It’s the thing they tell you the most when you work there. Like in a a obnoxious way. Most infosec training is about that.
If someone has access to customer’s data for their work they have to do a bunch of extra training and do other stuff. Potentially sign some things and there’s probably a different way to authenticate. I really don’t know because I never had to do that and nobody I knew had that type of access but I heard when you do you have to put with more things.
But then what about other commenters saying that this is exactly what their sectors of the company do? Do you think it's impossible that a massive company like Amazon that controls an ungodly amount of the Internet would break those rules? Especially when the government of their home country hasn't pursued an antitrust case in God knows how long
>But then what about other commenters saying that this is exactly what their sectors of the company do?

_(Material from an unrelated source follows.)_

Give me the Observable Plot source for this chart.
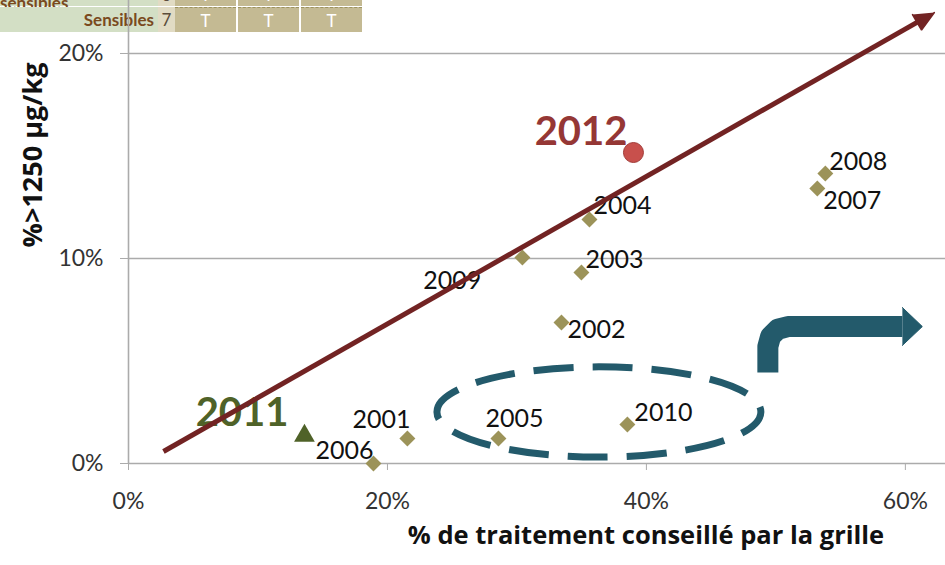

i don't see anybody claiming that amazon is harvesting data from inside their customer's infrastructure. amazon has a lot of data that's "amazon's data" that would tell them about businesses that are operating on AWS that might be ripe for competition.
For example, they know what your AWS bill is, and how it's been trending. If you pay a huge bandwidth bill and it goes up 50% each month, they know you've got a business model that's working and that they can undercut you on one of your big expenses.
You're right that other commenters aren't necessarily saying that they're peering into buckets and PII...but I err on the side of questioning that the company is committing wrongdoing.
However, metrics like AMI popularity is Amazon's data... and that definitely informs first-class AWS product development. Once the company identifies a business opportunity, different teams often investigate "build" and "buy" options simultaneously.
Same goes for retail - Amazon works backwards from high-margin categories to identify opportunities, then pursues investment in existing brands versus spinning up products under the company brands.
This all feels very monopolistic to me, but regardless it's worlds apart from the accusation of stealing private information through faux investment offerings.
I don't think the difference is all that large. Legally, yes. But ethically they are pretty close. After all, any product launched like that will be at the expense of those already operating in that niche including Amazon's platform users.
Yeah I don’t know. It’s possible that there’s some evil stuff happening. I’m just relating my experience as a pawn employee. They parrot this incessantly.